Choosing to use them as your VPN as well comes down to your privacy needs. They do log user activity, and will work with the authorities when given a court order. Choose them based on your particular need to set up an anonymous email account.
Email on Deck: A little spam protection with your spam protection
The team at Email on Deck decided to make it as easy as possible for users to sign up while still protecting themselves against bots:
A two-step process. This protects them against bots and spam, and it protects you against their service being down. You get to a screen like this one.
And don’t try to send me email to that address! I don’t use it. As you can see, the click of one button allows you to get another email address even faster than the first one.
Trashmail: A Browser extension based anonymous email
Trashmail is being included because they’re so different from all of the anonymous email providers listed above. This is not only a website, but also a browser extension for Google Chrome, Opera, and Firefox.

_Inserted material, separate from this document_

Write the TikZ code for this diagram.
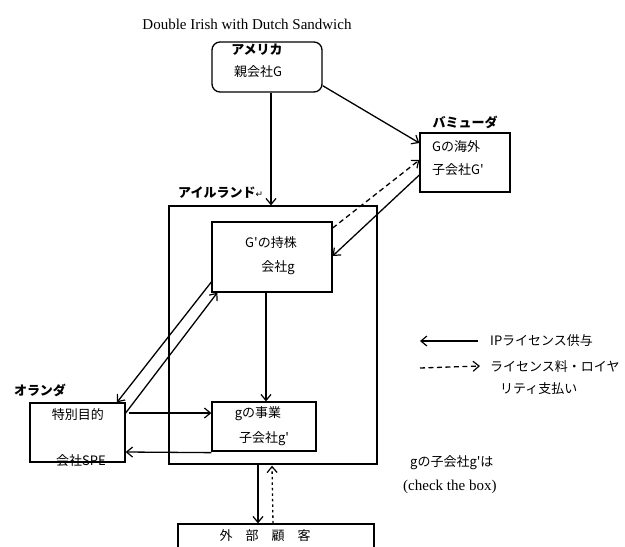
\documentclass[tikz,border=0pt]{standalone}
\usepackage{fontspec}
\setmainfont{Liberation Serif}
\newfontfamily\jp{Noto Sans CJK JP}
\newfontfamily\dv{DejaVu Sans}
\usetikzlibrary{arrows.meta}
\begin{document}
\begin{tikzpicture}[x=1pt,y=-1pt,
  box/.style={draw,line width=1.3pt,inner sep=0,minimum width=#1},
  lab/.style={inner sep=0,font=\jp\fontsize{13}{15}\selectfont},
  blab/.style={inner sep=0,font=\jp\bfseries\fontsize{13}{15}\selectfont},
  lat/.style={inner sep=0,font=\fontsize{15}{17}\selectfont},
  arr/.style={line width=1.3pt,-{Straight Barb[length=6pt,width=10pt,line width=1.2pt]}},
  dsh/.style={arr,dash pattern=on 5pt off 3.5pt},
  dot/.style={arr,dash pattern=on 2.5pt off 3pt}]
\clip (0,0) rectangle (625,547);
\fill[white] (0,0) rectangle (625,547);
% boxes
\node[box=110pt,minimum height=50pt,rounded corners=8pt] (america) at (267,67) {};
\node[box=208pt,minimum height=258pt] (ireland) at (273,335) {};
\node[box=90pt,minimum height=59pt] (bermuda) at (465,162.5) {};
\node[box=120pt,minimum height=70pt] (holding) at (272,257) {};
\node[box=104pt,minimum height=49pt] (operating) at (264,426.5) {};
\node[box=95pt,minimum height=59pt] (spe) at (77.5,432.5) {};
\node[box=196pt,minimum height=44pt] (customer) at (276,546) {};
% texts
\node[lat] (title) at (247,24) {Double Irish with Dutch Sandwich};
\node[blab] (tam) at (257,50) {アメリカ};
\node[lab] (tam2) at (258,72) {親会社G};
\node[blab] (tbm) at (465,122) {バミューダ};
\node[lab,anchor=west] (tbm1) at (432,147) {Gの海外};
\node[lab,anchor=west] (tbm2) at (432,170) {子会社G'};
\node[blab,anchor=west] (tir) at (178,193) {アイルランド{\dv\mdseries\fontsize{9}{10}\selectfont ↵}};
\node[lab] (tho1) at (271,243) {G'の持株};
\node[lab] (tho2) at (278,268) {会社g};
\node[lab] (top1) at (258,414) {gの事業};
\node[lab] (top2) at (264,439) {子会社g'};
\node[blab] (tnl) at (40,390) {オランダ};
\node[lab] (tsp1) at (78,415) {特別目的};
\node[lab] (tsp2) at (81,461) {会社SPE};
\node[lab] (tcu) at (265,536) {外　部　顧　客};
\node[lab,anchor=west] (ipl) at (490,341) {IPライセンス供与};
\node[lab,anchor=west] (fee1) at (490,367) {ライセンス料・ロイヤ};
\node[lab,anchor=west] (fee2) at (500,389) {リティ支払い};
\node[lab,anchor=west] (cb1) at (410,463) {gの子会社g'は};
\node[lat,anchor=west] (cb2) at (403,487) {(check the box)};
% connectors
\draw[arr] ([xshift=4pt]america.south) -- ([xshift=4pt]america.south |- ireland.north);
\draw[arr] ([yshift=7pt]america.south east) -- ([yshift=19.5pt]bermuda.west);
\draw[dsh] ([yshift=29pt]holding.east) -- ([yshift=2.5pt]bermuda.west);
\draw[arr] ([yshift=-12.5pt]bermuda.west) -- ([yshift=1pt]holding.east);
\draw[arr] ([xshift=-6pt]holding.south) -- ([xshift=-6pt]holding.south |- operating.north);
\draw[arr] ([yshift=-25pt]holding.west) -- ([xshift=39.5pt]spe.north);
\draw[arr] ([yshift=19.5pt]spe.east) -- ([xshift=6pt]holding.south west);
\draw[arr] ([yshift=19.5pt,xshift=3pt]spe.east) -- ([yshift=13.5pt]operating.west);
\draw[arr] ([yshift=-1pt]operating.south west) -- ([yshift=-19.5pt]spe.east);
\draw[arr] ([xshift=-15pt]ireland.south) -- ([xshift=-18pt]customer.north);
\draw[dot] ([xshift=-3pt]customer.north) -- ([xshift=-1pt,yshift=-1pt]ireland.south);
% legend
\coordinate (l1) at (420,341);
\coordinate (l2) at (420,368);
\draw[arr] ([xshift=-12pt]ipl.west) -- (l1);
\draw[dsh] (l2) -- ([xshift=-10pt,yshift=1pt]fee1.west);
\end{tikzpicture}
\end{document}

The extension offers you 10 free anonymous emails per month, with more available with a fee of $12.99/year. It can be quiet convenient to have it there in your browser at any time, rather than navigating your way to the website whenever you want to send something.
Set up an anonymous email account for whatever reason
Those who want to set up an anonymous email account may do so for many reasons. I’ve set one up to anonymously report a crime. Others will do it to speak with their (divorce) lawyer. Some will do it just to fight all the spam that winds up in their main email account.
Whatever your reason for needing an anonymous email account, be sure to:
- Open a private window, and clear all history and cookies.
- Connect to one of the VPNs we recommend which don’t log.
- Use one of the anonymous email providers above.
100% anonymity is out of the grasp of most people. But protecting yourself by using some privacy tools will greatly increase your security, your peace of mind, and your sense of privacy online.